Tuesday, September 17, 2013

Book review: "Tisha" by Anne Hobbs

This is a great story that has it all: Forbidden love. Racism. Adventure. Even an rockin' chase scene with sled dogs!

My only question is: How much of it is true?

"Tisha" tells the story of a young teacher, Anne Hobbs, who spent 1927-28 in the tiny town of Chicken, Alaska. It offers a fascinating look at the hardships and joys of living in rural Alaska during that period, and the hostility Hobbs faced from local whites when she dared to treat Indians as equals.

While the book is first-person, it is "as told to Robert Specht," and written 48 years later.

I don't doubt that the story is essentially true, but, I'm sorry, no one can remember events, after 48 years, in the kind of detail portrayed in the book. There are long passages of dialogue that must have been created by Specht. Specht says in his author's note that he added or altered events "only when I deemed it dramatically necessary."

It's a very readable book (especially good for young adults) and Specht does well making each character unique by, for example, using indiosyncratic speech patterns.

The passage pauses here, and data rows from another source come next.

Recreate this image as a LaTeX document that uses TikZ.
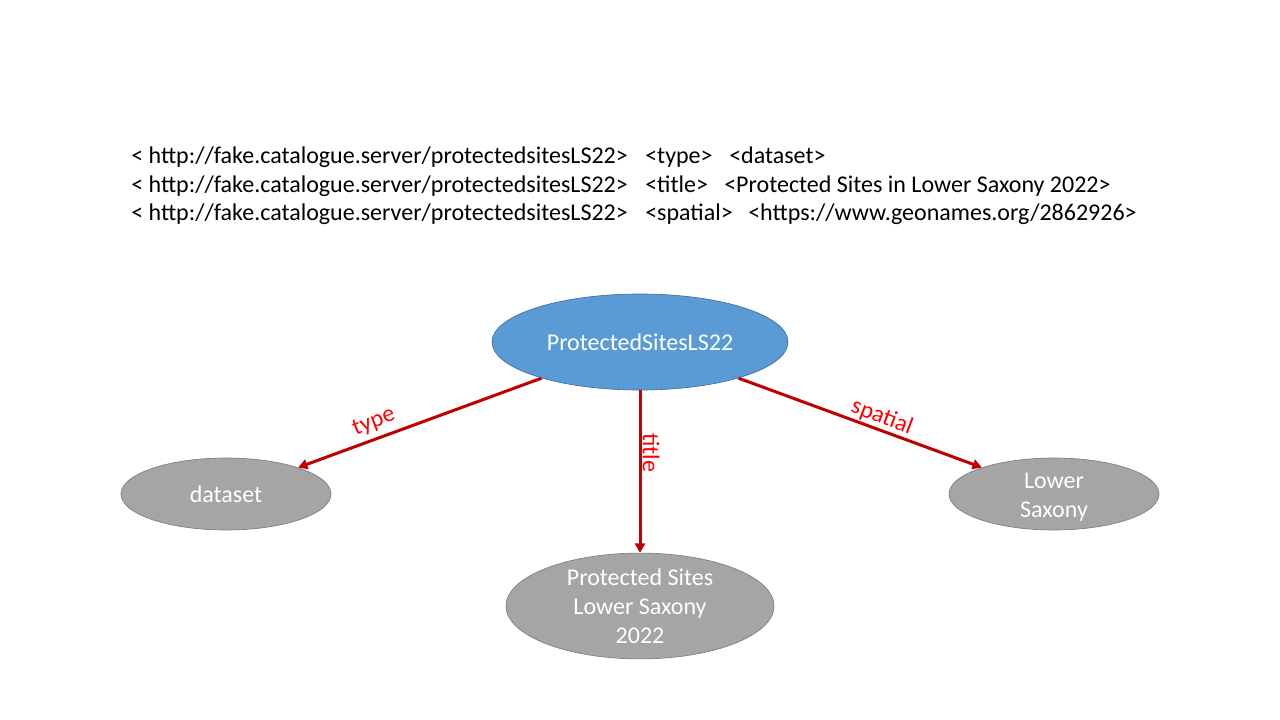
\documentclass[tikz,border=0pt]{standalone}
\usepackage{fontspec}
\setmainfont{Carlito}
\usetikzlibrary{shapes.geometric,arrows.meta}
\definecolor{mainblue}{HTML}{5B9BD5}
\definecolor{mainblueedge}{HTML}{41719C}
\definecolor{greyfill}{HTML}{A5A5A5}
\definecolor{greyedge}{HTML}{7F7F7F}
\definecolor{arrowred}{HTML}{C00000}
\definecolor{labelred}{HTML}{FF0000}
\tikzset{
  triple/.style={anchor=base west,inner sep=0pt,font=\fontsize{18}{21.6}\selectfont},
  blob/.style={ellipse,inner sep=0pt,line width=0.5pt,text=white,align=center,
    font=\fontsize{18}{21.75}\selectfont},
  mainblob/.style={blob,fill=mainblue,draw=mainblueedge},
  greyblob/.style={blob,fill=greyfill,draw=greyedge},
  blobtext/.style={inner sep=0pt,text=white,align=center,font=\fontsize{18}{21.75}\selectfont},
  rel/.style={draw=arrowred,line width=2.25pt,-{Triangle[length=7pt,width=7.5pt]}},
  rellabel/.style={text=labelred,inner sep=0pt,font=\fontsize{18}{21.6}\selectfont}
}
\begin{document}
\begin{tikzpicture}[x=0.75pt,y=-0.75pt]
\useasboundingbox (0,0) rectangle (1280,720);
% triples
\node[triple] (s1) at (131,164) {< http://fake.catalogue.server/protectedsitesLS22>};
\node[triple] (s2) at (131,193) {< http://fake.catalogue.server/protectedsitesLS22>};
\node[triple] (s3) at (131,221) {< http://fake.catalogue.server/protectedsitesLS22>};
\node[triple] (p1) at (645,164) {<type>};
\node[triple] (p2) at (645,193) {<title>};
\node[triple] (p3) at (645,221) {<spatial>};
\node[triple] (o1) at (729,164) {<dataset>};
\node[triple] (o2) at (724,193) {<Protected Sites in Lower Saxony 2022>};
\node[triple] (o3) at (748,221) {<https://www.geonames.org/2862926>};
% graph
\node[mainblob,minimum width=222pt,minimum height=72pt] (main) at (640,342) {ProtectedSitesLS22};
\node[greyblob,minimum width=157.5pt,minimum height=54pt] (ds) at (226,494) {dataset};
\node[greyblob,minimum width=201pt,minimum height=73.5pt] (ti) at (640,606) {Protected Sites\\Lower Saxony\\2022};
\node[greyblob,minimum width=157.5pt,minimum height=54pt] (ls) at (1054,494) {};
\node[blobtext] (lstext) at (1054,497) {Lower\\Saxony};
\draw[rel] (main) -- (ds);
\draw[rel] (main) -- (ti);
\draw[rel] (main) -- (ls);
\node[rellabel,rotate=20.8] (lt) at (374,422) {type};
\node[rellabel,rotate=-90] (lti) at (651,453) {title};
\node[rellabel,rotate=-20.7] (lsp) at (882,417) {spatial};
\end{tikzpicture}
\end{document}
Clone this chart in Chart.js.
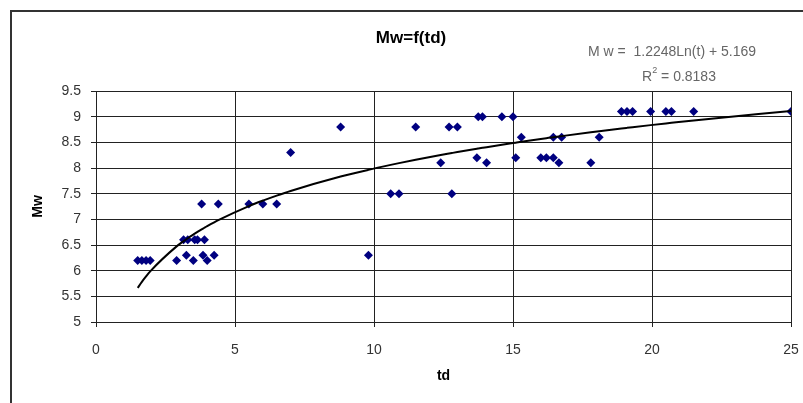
<!DOCTYPE html>
<html>
<head>
<meta charset="utf-8">
<script src="https://cdn.jsdelivr.net/npm/chart.js@4"></script>
<style>
  html, body { margin: 0; padding: 0; background: #fff; }
  #wrap { width: 803px; height: 403px; }
</style>
</head>
<body>
<div id="wrap"><canvas id="myChart" width="803" height="403"></canvas></div>
<script>
// measured points, td (x) and Mw (y)
var tdValues = [1.5, 1.65, 1.8, 1.95, 2.9, 3.25, 3.5, 3.85, 4.0, 4.25,
  3.15, 3.3, 3.55, 3.65, 3.9, 3.8, 4.4, 5.5, 6.0, 6.5,
  7.0, 8.8, 9.8, 10.6, 10.9, 11.5, 12.4, 12.7, 13.0, 12.8,
  13.7, 13.75, 13.9, 14.05, 14.6, 15.0, 15.1, 15.3, 16.0, 16.2,
  16.45, 16.65, 16.45, 16.75, 17.8, 18.1, 18.9, 19.1, 19.3, 19.95,
  20.5, 20.7, 21.5, 25];
var mwValues = [6.2, 6.2, 6.2, 6.2, 6.2, 6.3, 6.2, 6.3, 6.2, 6.3,
  6.6, 6.6, 6.6, 6.6, 6.6, 7.3, 7.3, 7.3, 7.3, 7.3,
  8.3, 8.8, 6.3, 7.5, 7.5, 8.8, 8.1, 8.8, 8.8, 7.5,
  8.2, 9.0, 9.0, 8.1, 9.0, 9.0, 8.2, 8.6, 8.2, 8.2,
  8.2, 8.1, 8.6, 8.6, 8.1, 8.6, 9.1, 9.1, 9.1, 9.1,
  9.1, 9.1, 9.1, 9.1];

// log trendline as printed on the chart
var trendA = 1.2248;
var trendB = 5.169;
var trendR2 = '0.8183';
var xTicks = [0, 5, 10, 15, 20, 25];

var points = [];
for (var i = 0; i < tdValues.length; i++) {
    points.push({x: tdValues[i], y: mwValues[i]});
}
var sortedX = tdValues.slice().sort(function(a, b) { return a - b; });
var trend = [];
sortedX.forEach(function(x) {
    trend.push({x: x, y: trendA * Math.log(x) + trendB});
});

var FONT = "Arial, 'Liberation Sans', sans-serif";

var textPlugin = {
    id: 'texts',
    beforeDraw: function(chart) {
        var c = chart.ctx;
        c.save();
        c.fillStyle = '#fff';
        c.fillRect(0, 0, chart.width, chart.height);
        c.strokeStyle = '#333';
        c.lineWidth = 2;
        c.strokeRect(11, 11, 830, 430);
        c.restore();
    },
    afterDraw: function(chart) {
        var c = chart.ctx;
        c.save();
        c.textBaseline = 'middle';
        c.textAlign = 'center';
        c.fillStyle = '#000';
        c.font = 'bold 17px ' + FONT;
        c.fillText('Mw=f(td)', 411, 38);

        c.fillStyle = '#666';
        c.font = '14px ' + FONT;
        c.fillText('M w =  ' + trendA.toFixed(4) + 'Ln(t) + ' + trendB, 672, 52);

        // R² line with a raised 2
        var a = 'R', b = ' = ' + trendR2;
        c.font = '14px ' + FONT;
        var wa = c.measureText(a).width, wb = c.measureText(b).width;
        c.font = '9px ' + FONT;
        var w2 = c.measureText('2').width;
        var x0 = 679 - (wa + w2 + wb) / 2;
        c.textAlign = 'left';
        c.font = '14px ' + FONT;
        c.fillText(a, x0, 77);
        c.font = '9px ' + FONT;
        c.fillText('2', x0 + wa, 71);
        c.font = '14px ' + FONT;
        c.fillText(b, x0 + wa + w2, 77);
        c.restore();
    }
};

var ctx = document.getElementById("myChart").getContext('2d');
var myChart = new Chart(ctx, {
    type: 'scatter',
    data: {
        datasets: [{
            label: 'Mw',
            data: points,
            pointStyle: 'rectRot',
            pointRadius: 4.5,
            pointBackgroundColor: '#000080',
            pointBorderColor: '#000080',
            borderWidth: 0,
            order: 1
        }, {
            label: 'trend',
            type: 'line',
            data: trend,
            borderColor: '#000',
            borderWidth: 2,
            pointRadius: 0,
            fill: false,
            cubicInterpolationMode: 'monotone',
            order: 0
        }]
    },
    options: {
        responsive: false,
        animation: false,
        layout: { padding: { left: 26, top: 91, right: 12, bottom: 14 } },
        plugins: {
            legend: { display: false },
            title: { display: false },
            tooltip: { enabled: false }
        },
        scales: {
            x: {
                type: 'linear',
                min: 0, max: 25,
                afterBuildTicks: function(axis) {
                    axis.ticks = xTicks.map(function(v) { return {value: v}; });
                },
                afterFit: function(axis) {
                    axis.height = 67;
                    axis.paddingLeft = 0;
                    axis.paddingRight = 0;
                },
                grid: { color: '#222', lineWidth: 1, tickLength: 5 },
                border: { color: '#222', width: 1 },
                ticks: { color: '#333', padding: 15, font: { family: FONT, size: 14 } },
                title: { display: true, text: 'td', color: '#000', font: { family: FONT, size: 14, weight: 'bold' } }
            },
            y: {
                min: 5, max: 9.5,
                ticks: {
                    stepSize: 0.5, color: '#333', padding: 10, font: { family: FONT, size: 14 },
                    callback: function(v) { return String(v); }
                },
                afterFit: function(axis) { axis.width = 70; },
                grid: { color: '#222', lineWidth: 1, tickLength: 5 },
                border: { color: '#222', width: 1 },
                title: { display: true, text: 'Mw', color: '#000', font: { family: FONT, size: 14, weight: 'bold' } }
            }
        }
    },
    plugins: [textPlugin]
});
</script>
</body>
</html>
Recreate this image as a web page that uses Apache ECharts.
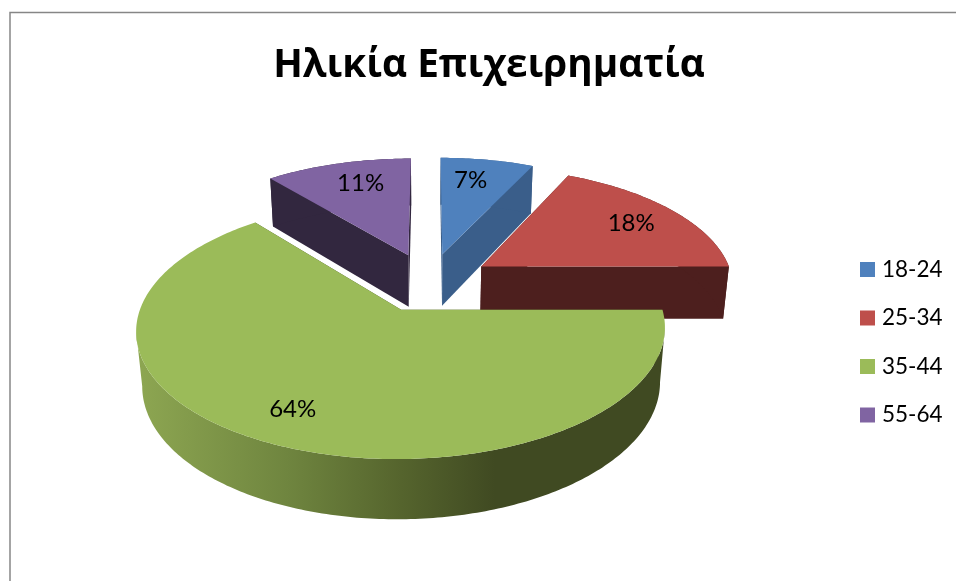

He's good at imagery, too: He describes a man preparing for fistfight as "all crouched up like an animal, his fists going as if he was winding up yarn." Men watching the fight were "waiting like a pack of wolves for Cab to do their dirty work."

While I much enjoyed the book, I'm nagged by the difficulty of telling what was real and what was fictionalized. Some authors are careful to say what they know and what they're speculating on, but in this case, you can't tell.

The book's blend of love story, action and danger would make a wonderful movie.